National Lab Startup Slowed By Infighting

By Frank Morring, Jr.
Source: Aviation Week & Space Technology
June 25, 2012

Frank Morring, Jr./Washington

While NASA astronauts on the International Space Station (ISS) are fully booked with scientific and engineering research for now, most of that work has involved projects the U.S. space agency is funding to advance the skills and technology it will need to explore deeper into the Solar System.

Still to come is research “in the national interest” that, in theory, is open to all comers under a “U.S. National Laboratory” concept ordered by Congress in 2005, when NASA and its partners were in the throes of actually building the facility in orbit.

Hoping to broaden use of the ISS beyond NASA's traditional community of space scientists and aerospace engineers, lawmakers stipulated that NASA find and hire an independent nonprofit organization to operate the National Lab.
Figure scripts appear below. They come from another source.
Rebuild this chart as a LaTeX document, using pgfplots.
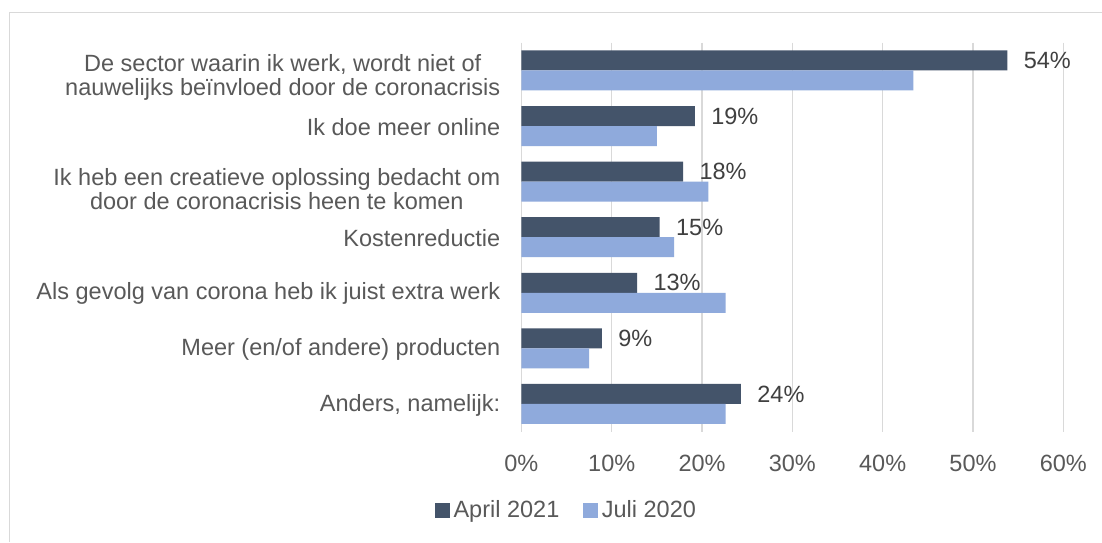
\documentclass[border=0pt]{standalone}
\usepackage{fontspec}
\setmainfont{Liberation Sans}
\usepackage{pgfplots}
\pgfplotsset{compat=1.18}
\definecolor{aprilc}{HTML}{44546A}
\definecolor{julic}{HTML}{8FAADC}
\definecolor{gridc}{HTML}{D9D9D9}
\definecolor{txt}{HTML}{595959}
\definecolor{lbl}{HTML}{404040}
\newcommand\chartfont{\fontsize{23.5}{24}\selectfont}
\begin{document}
\begin{tikzpicture}
\useasboundingbox (0,0) rectangle (1102pt,542pt);
\fill[white] (0,0) rectangle (1102pt,542pt);
\draw[gridc, line width=1.3pt] (9.5pt,0) -- (9.5pt,529.5pt) -- (1102pt,529.5pt);
\begin{axis}[
  at={(521.4pt,110.3pt)}, anchor=south west,
  scale only axis, width=541.9pt, height=389pt,
  /pgf/number format/assume math mode=true,
  xbar=0pt, bar width=20pt,
  xmin=0, xmax=60, ymin=-0.5, ymax=6.5, y dir=reverse,
  xtick={0,10,...,60},
  xticklabels={0\%,10\%,20\%,30\%,40\%,50\%,60\%},
  ytick={0,...,6},
  yticklabels={
    {\rule{0pt}{29pt}De sector waarin ik werk, wordt niet of\\nauwelijks beïnvloed door de coronacrisis},
    {Ik doe meer online},
    {\rule{0pt}{29pt}Ik heb een creatieve oplossing bedacht om\\door de coronacrisis heen te komen},
    {Kostenreductie},
    {Als gevolg van corona heb ik juist extra werk},
    {Meer (en/of andere) producten},
    {Anders, namelijk:}},
  major tick length=0pt,
  xmajorgrids, grid style={gridc, line width=1.3pt},
  axis line style={draw=none},
  xticklabel style={font=\chartfont, text=txt, anchor=base, yshift=-39.5pt, inner sep=0pt},
  yticklabel style={font=\chartfont, text=txt, align=center, anchor=east, xshift=-21pt, yshift=-1pt, inner sep=0pt},
  legend style={at={(0.0832,-0.2)}, anchor=center, draw=none, fill=none,
    legend columns=2, font=\chartfont, text=txt,
    /tikz/every odd column/.append style={column sep=2pt},
    /tikz/every even column/.append style={column sep=22pt}},
  legend image code/.code={\fill[#1] (0pt,-8.3pt) rectangle (14.5pt,6.2pt);},
]
\addplot[fill=aprilc, draw=none, bar shift=10pt, point meta=x,
  nodes near coords={\pgfmathprintnumber[fixed,precision=0]{\pgfplotspointmeta}\%},
  every node near coord/.append style={font=\chartfont, text=lbl, anchor=west, xshift=13pt}]
  coordinates {(53.8,0) (19.2,1) (17.9,2) (15.3,3) (12.8,4) (8.9,5) (24.3,6)};
\addplot[fill=julic, draw=none, bar shift=-10pt]
  coordinates {(43.4,0) (15.0,1) (20.7,2) (16.9,3) (22.6,4) (7.5,5) (22.6,6)};
\legend{April 2021, Juli 2020}
\end{axis}
\end{tikzpicture}
\end{document}
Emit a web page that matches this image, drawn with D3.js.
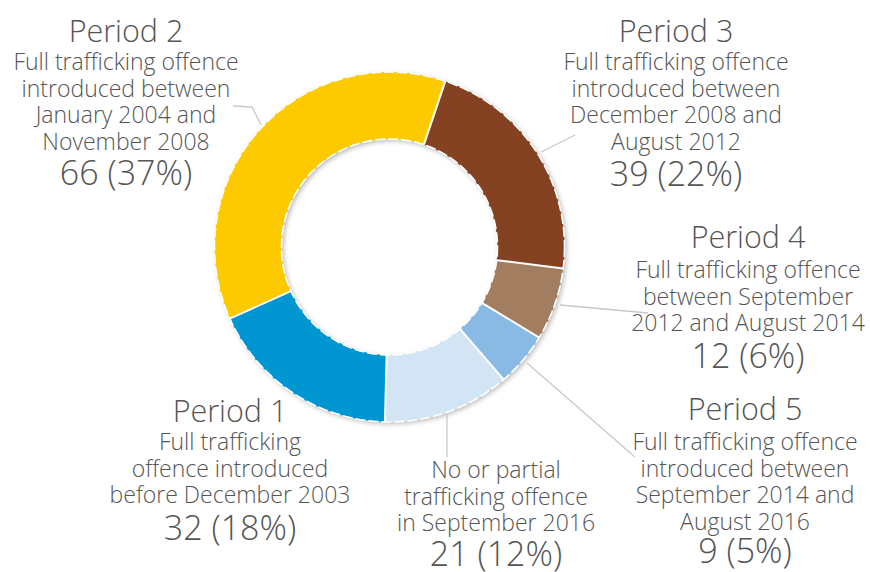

Last year Space Florida—the aerospace economic development agency of the state hardest hit by job cuts associated with the space shuttle retirement—won NASA's competition for the non-governmental organization (NGO)role with the Center for the Advancement of Science in Space (Casis) that it set up to bid for the work. William Gerstenmaier, the associate administrator for human exploration and operations, selected Casis from a field that included the Battelle Memorial Institute and the Massachusetts Institute of Technology.

Essentially, Casis's job is to make it as simple as possible for researchers to place their experiments on the space station, and to reach out to nontraditional industries—and investors—to proselytize the potential benefits of microgravity research. But the Casis launch has been hampered by bureaucratic infighting that led, on Feb. 29, to the resignation of Jeanne L. Becker as the first executive director.

A cancer researcher who worked with early cell-culture experiments on the ISS, Becker complained that a Pennsylvania consulting company—ProOrbis— drafted both the NASA reference model for the National Lab and the Space Florida proposal to run the lab, and later “wrote themselves into the proposal as prime source for Casis organizational oversight and integration,” according to her letter of resignation.

Becker, who declined to be interviewed for this article, blamed “undue and onerous political pressures” and “unrealistic expectations” by congressional staffers, NASA's ISS division director, Mark Uhran, and ProOrbis for hampering Casis's startup operations.

“If expecting the winner to honor their proposal is unrealistic, then that's my unrealistic expectation,” says Uhran, adding that he requested a NASA Inspector General audit of Casis. That review is ongoing.